As for the kids -- well, I recognize all the couples from season two of "FNL," but I would be lying if I said I knew exactly where they stood with each other at season's end. And so, when I read on fan blogs that the writers have shaken up the high school romances on the show, I think, "Well, if they say so."

See, this is my quarrel with the way "FNL" has been sold to the public. "It's not a football show," is the constant refrain I hear from executives and my fellow critics. I heard NBC Olympics chief Dick Ebersol once say it was a better teen soap opera than "The O.C." Well, OK, but I'm sorry, it actually is a show about football.

First and foremost, in fact, it's the story about a high school that's obsessed with winning on Friday nights throughout the fall. That was the point of Bissinger's book and until season two got off the rails a bit, that was what the show was about, too.

So that's why I like where season three is going -- it's back to basics. Coach Taylor has inherited a sloppy, complacent football team that kind of acts like it won a state championship two years ago and doesn't need to prove itself again. He's going to whip Dillon into shape, you know that. And here is where the show is at its best. Take a look at this spoiler-free clip and you'll see one of the funniest moments of the whole episode:

And you know he's going to try to help his onetime standout Smash Williamson (Gaius Charles) succeed in life as well as he did on the field, before a debilitating leg injury.

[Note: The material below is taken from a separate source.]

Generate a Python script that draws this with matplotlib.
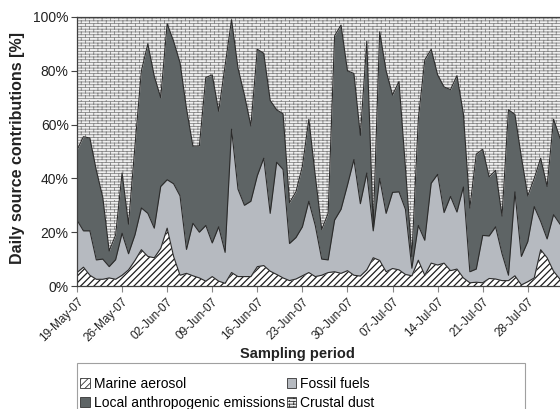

And most every week, they're going to play a game. This week's episode, which was a generous 50 minutes long in its special DirecTV version, revolved around that game. Life isn't about football, but for "FNL" to make that point, it needs to be about football first and foremost. And then the rest of the show, as with Bissinger's book, needs to be about how the obsession with winning football games shapes everyone else at Dillon High. At its best (and I would argue, most accessible), that's what "FNL" does. You'll see a lot of that thinking in this episode -- that is, if you're lucky enough to see "FNL" this year.